Urheberrechtlich relevante Vervielfältigungen im Rahmen von Text und Data Mining sind nämlich nur dann nach der weiteren Vorschrift (§ 44 b UrhG) zulässig, wenn der Rechtsinhaber sich diese Nutzungen nicht vorbehalten hat. Ein solcher Vorbehalt muss ausdrücklich erklärt werden, wobei bei online zugänglichen Werken der Nutzungsvorbehalt nur dann wirksam ist, wenn er „in maschinenlesbarer Form“ erfolgt. Die Definition dieses Begriffes ist nicht abschließend geklärt. Im vorliegenden Fall war der Nutzungsvorbehalt auf der Webseite der Fotoagentur (nur) in „natürlicher Sprache“ formuliert.
Die Kammer hat zu erkennen gegeben, dass die Frage, ob und unter welchen Voraussetzungen ein solcher Vorbehalt als „maschinenlesbar“ bewertet werden kann, in Abhängigkeit von der technischen Entwicklung zum jeweiligen Nutzungszeitpunkt zu beurteilen ist. Angesichts der Fortschritte in der Entwicklung von KI-Anwendungen, die in der Lage sind, in natürlicher Sprache geschriebenen Text inhaltlich zu erfassen, dürften jedenfalls zum jetzigen Zeitpunkt nicht (mehr) nur im Webseiten-Code hinterlegte Nutzungsvorbehalte, sondern auch in natürlicher Sprache formulierte Nutzungsvorbehalte als maschinenlesbar im Sinne der Vorschrift anzusehen sein. Denn der Gegensatz zwischen den Interessen der Nutzer des Text und Data Mining, dieses möglichst einfach und rechtssicher betreiben zu können, und den Interessen der Rechteinhaber, ihre Rechte möglichst einfach und effektiv zu sichern, kann nach Auffassung der Kammer nicht einseitig zugunsten der Nutzer des Text und Data Mining gelöst werden. Es wäre wohl auch ein gewisser Wertungswiderspruch, den Anbietern von KI-Modellen einerseits über die Schranke des Text und Data Mining die Entwicklung immer leistungsfähigerer textverstehender und -kreierender KI-Modelle zu ermöglichen, ihnen aber andererseits zur Prüfung etwaiger Vorbehalte der Rechteinhaber nicht auch die Anwendung bereits bestehender KI-Modelle abzuverlangen.

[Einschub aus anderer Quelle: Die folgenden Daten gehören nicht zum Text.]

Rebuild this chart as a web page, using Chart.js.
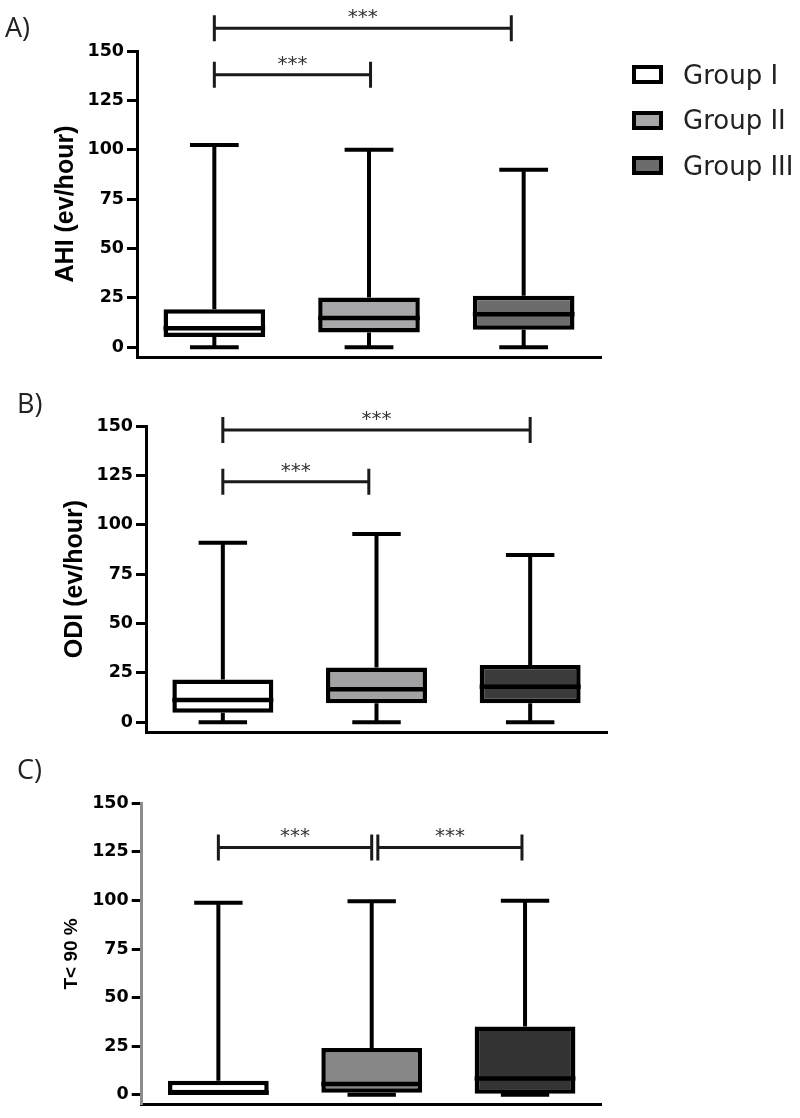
<!DOCTYPE html>
<html>
<head>
<meta charset="utf-8">
<script src="https://cdn.jsdelivr.net/npm/chart.js@4.4.1/dist/chart.umd.min.js"></script>
<style>
body { margin: 0; background: #fff; }
#page { position: relative; width: 800px; height: 1118px; overflow: hidden; }
.panel { position: absolute; left: 0; width: 800px; }
.tag { position: absolute; font-family: 'Open Sans', sans-serif; font-size: 27px; line-height: 27px; color: #222; }
#legend { position: absolute; left: 632px; top: 0; }
.item { position: absolute; left: 0; width: 170px; height: 30px; }
.swatch { position: absolute; left: 0; top: 0; width: 31px; height: 19px; border: 4px solid #000; box-sizing: border-box; }
.item span { position: absolute; left: 51px; top: -3.5px; white-space: nowrap; font-family: 'DejaVu Sans', sans-serif; font-size: 26px; line-height: 26px; color: #222; }
</style>
</head>
<body>
<div id="page">
  <div class="panel" style="top:0;height:375px"><canvas id="chartA"></canvas></div>
  <div class="panel" style="top:375px;height:375px"><canvas id="chartB"></canvas></div>
  <div class="panel" style="top:750px;height:368px"><canvas id="chartC"></canvas></div>
  <div class="tag" style="left:5px;top:13px">A)</div>
  <div class="tag" style="left:17px;top:389px">B)</div>
  <div class="tag" style="left:17px;top:755px">C)</div>
  <div id="legend"></div>
</div>
<script>
const groupLabels = ['Group I', 'Group II', 'Group III'];
const yTicks = [0, 25, 50, 75, 100, 125, 150];

// A) AHI
const ahiMin = [0, 0, 0];
const ahiQ1 = [5.1, 7.4, 8.8];
const ahiMedian = [9.6, 14.7, 16.7];
const ahiQ3 = [19.2, 25.1, 26];
const ahiMax = [102.4, 100, 89.8];
const ahiSig = [
    {from: 0, to: 1.92, at: 161.5, text: '***'},
    {from: 0, to: 1.01, at: 138, text: '***'}
];

// B) ODI
const odiMin = [0, 0, 0];
const odiQ1 = [4.7, 9.5, 9.5];
const odiMedian = [11.2, 16.7, 17.9];
const odiQ3 = [21.6, 27.7, 28.9];
const odiMax = [90.9, 95.3, 84.6];
const odiSig = [
    {from: 0, to: 2, at: 148, text: '***'},
    {from: 0, to: 0.95, at: 121.8, text: '***'}
];

// C) T<90%
const t90Min = [0, 0, 0];
const t90Q1 = [0, 1, 0.5];
const t90Median = [1, 5.5, 8.4];
const t90Q3 = [7.2, 24.1, 35.1];
const t90Max = [98.8, 99.6, 99.8];
const t90Sig = [
    {from: 0, to: 1.0, at: 127.3, text: '***'},
    {from: 1.04, to: 1.98, at: 127.3, text: '***'}
];

const fillsA = ['#ffffff', '#a7a7a9', '#6c6c6c'];
const fillsB = ['#ffffff', '#a2a2a5', '#3b3b3b'];
const fillsC = ['#ffffff', '#878787', '#333333'];

// whiskers under the boxes, medians and significance bars on top
function boxParts(p) {
    return {
        id: 'boxParts',
        beforeDatasetsDraw(chart) {
            const ctx = chart.ctx;
            const y = chart.scales.y;
            const bars = chart.getDatasetMeta(0).data;
            ctx.save();
            ctx.strokeStyle = '#000';
            ctx.lineWidth = 4;
            bars.forEach((bar, i) => {
                const {x, width} = bar.getProps(['x', 'width'], true);
                const capHalf = width * 0.24;
                [[p.q3[i], p.max[i]], [p.q1[i], p.min[i]]].forEach(([from, to]) => {
                    if (from === to) return;
                    const y0 = y.getPixelForValue(from);
                    const y1 = y.getPixelForValue(to);
                    ctx.beginPath();
                    ctx.moveTo(x, y0);
                    ctx.lineTo(x, y1);
                    ctx.moveTo(x - capHalf, y1);
                    ctx.lineTo(x + capHalf, y1);
                    ctx.stroke();
                });
            });
            ctx.restore();
        },
        afterDatasetsDraw(chart) {
            const ctx = chart.ctx;
            const xs = chart.scales.x;
            const y = chart.scales.y;
            const bars = chart.getDatasetMeta(0).data;
            ctx.save();
            ctx.strokeStyle = '#000';
            ctx.lineWidth = 4.5;
            bars.forEach((bar, i) => {
                const {x, width} = bar.getProps(['x', 'width'], true);
                const ym = y.getPixelForValue(p.median[i]);
                ctx.beginPath();
                ctx.moveTo(x - width / 2, ym);
                ctx.lineTo(x + width / 2, ym);
                ctx.stroke();
            });
            ctx.strokeStyle = '#1a1a1a';
            ctx.fillStyle = '#333';
            ctx.lineWidth = 3;
            ctx.font = '20px "DejaVu Sans"';
            ctx.textAlign = 'center';
            ctx.textBaseline = 'alphabetic';
            p.sig.forEach(s => {
                const xa = xs.getPixelForValue(s.from);
                const xb = xs.getPixelForValue(s.to);
                const yy = y.getPixelForValue(s.at);
                ctx.beginPath();
                ctx.moveTo(xa, yy);
                ctx.lineTo(xb, yy);
                ctx.moveTo(xa, yy - 13);
                ctx.lineTo(xa, yy + 13);
                ctx.moveTo(xb, yy - 13);
                ctx.lineTo(xb, yy + 13);
                ctx.stroke();
                ctx.fillText(s.text, (xa + xb) / 2, yy - 5);
            });
            ctx.restore();
        }
    };
}

function makePanel(id, p) {
    const boxes = p.q1.map((v, i) => [v, p.q3[i]]);
    return new Chart(document.getElementById(id), {
        type: 'bar',
        data: {
            labels: groupLabels,
            datasets: [{
                label: p.title,
                data: boxes,
                backgroundColor: p.fills,
                borderColor: '#000',
                borderWidth: 4.5,
                borderSkipped: false,
                barPercentage: 0.657,
                categoryPercentage: 1
            }]
        },
        options: {
            responsive: true,
            maintainAspectRatio: false,
            animation: false,
            layout: {padding: p.pad},
            plugins: {legend: {display: false}, tooltip: {enabled: false}},
            scales: {
                x: {
                    ticks: {display: false},
                    grid: {display: false, drawTicks: false},
                    border: {display: true, color: '#000', width: 3},
                    afterFit: s => { s.height = 0; }
                },
                y: {
                    min: p.yMin,
                    max: 150,
                    afterBuildTicks: a => { a.ticks = yTicks.map(v => ({value: v})); },
                    afterFit: s => { s.width = p.axisLeft; },
                    ticks: {color: '#000', padding: 3, font: {family: 'DejaVu Sans', weight: 'bold', size: 17.5}},
                    grid: {drawOnChartArea: false, drawTicks: true, tickLength: 10, tickWidth: 3, tickColor: '#000'},
                    border: {display: true, color: p.axisColor, width: 3},
                    title: {
                        display: true,
                        text: p.title,
                        color: '#000',
                        font: {family: 'Liberation Sans', weight: 'bold', size: p.titleSize},
                        padding: {top: p.titlePad, bottom: 0}
                    }
                }
            }
        },
        plugins: [boxParts(p)]
    });
}

makePanel('chartA', {
    title: 'AHI (ev/hour)', titleSize: 25, titlePad: 51,
    min: ahiMin, q1: ahiQ1, median: ahiMedian, q3: ahiQ3, max: ahiMax, sig: ahiSig,
    fills: fillsA, yMin: -5, axisLeft: 137, axisColor: '#000',
    pad: {top: 51, right: 199, bottom: 18, left: 0}
});
makePanel('chartB', {
    title: 'ODI (ev/hour)', titleSize: 25, titlePad: 60,
    min: odiMin, q1: odiQ1, median: odiMedian, q3: odiQ3, max: odiMax, sig: odiSig,
    fills: fillsB, yMin: -5, axisLeft: 146, axisColor: '#000',
    pad: {top: 51, right: 193, bottom: 18, left: 0}
});
makePanel('chartC', {
    title: 'T< 90 %', titleSize: 19, titlePad: 60.3,
    min: t90Min, q1: t90Q1, median: t90Median, q3: t90Q3, max: t90Max, sig: t90Sig,
    fills: fillsC, yMin: -5, axisLeft: 141.7, axisColor: '#8c8c8c',
    pad: {top: 53.3, right: 198.3, bottom: 8.7, left: 0}
});

// legend for panel A
const legend = document.getElementById('legend');
groupLabels.forEach((name, i) => {
    const item = document.createElement('div');
    item.className = 'item';
    item.style.top = (65 + i * 45.5) + 'px';
    item.innerHTML = `<div class="swatch" style="background:${fillsA[i]}"></div><span>${name}</span>`;
    legend.appendChild(item);
});
</script>
</body>
</html>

Für eine solche Sichtweise spreche auch, dass der europäische Gesetzgeber im Rahmen der zum 01.08.2024 in Kraft getretenen sog. KI-Verordnung festgelegt hat, dass Anbieter von KI-Modellen eine Strategie insbesondere zur Ermittlung und Einhaltung eines geltend gemachten Nutzungsvorbehalts „auch durch modernste Technologien“ vorzuhalten haben.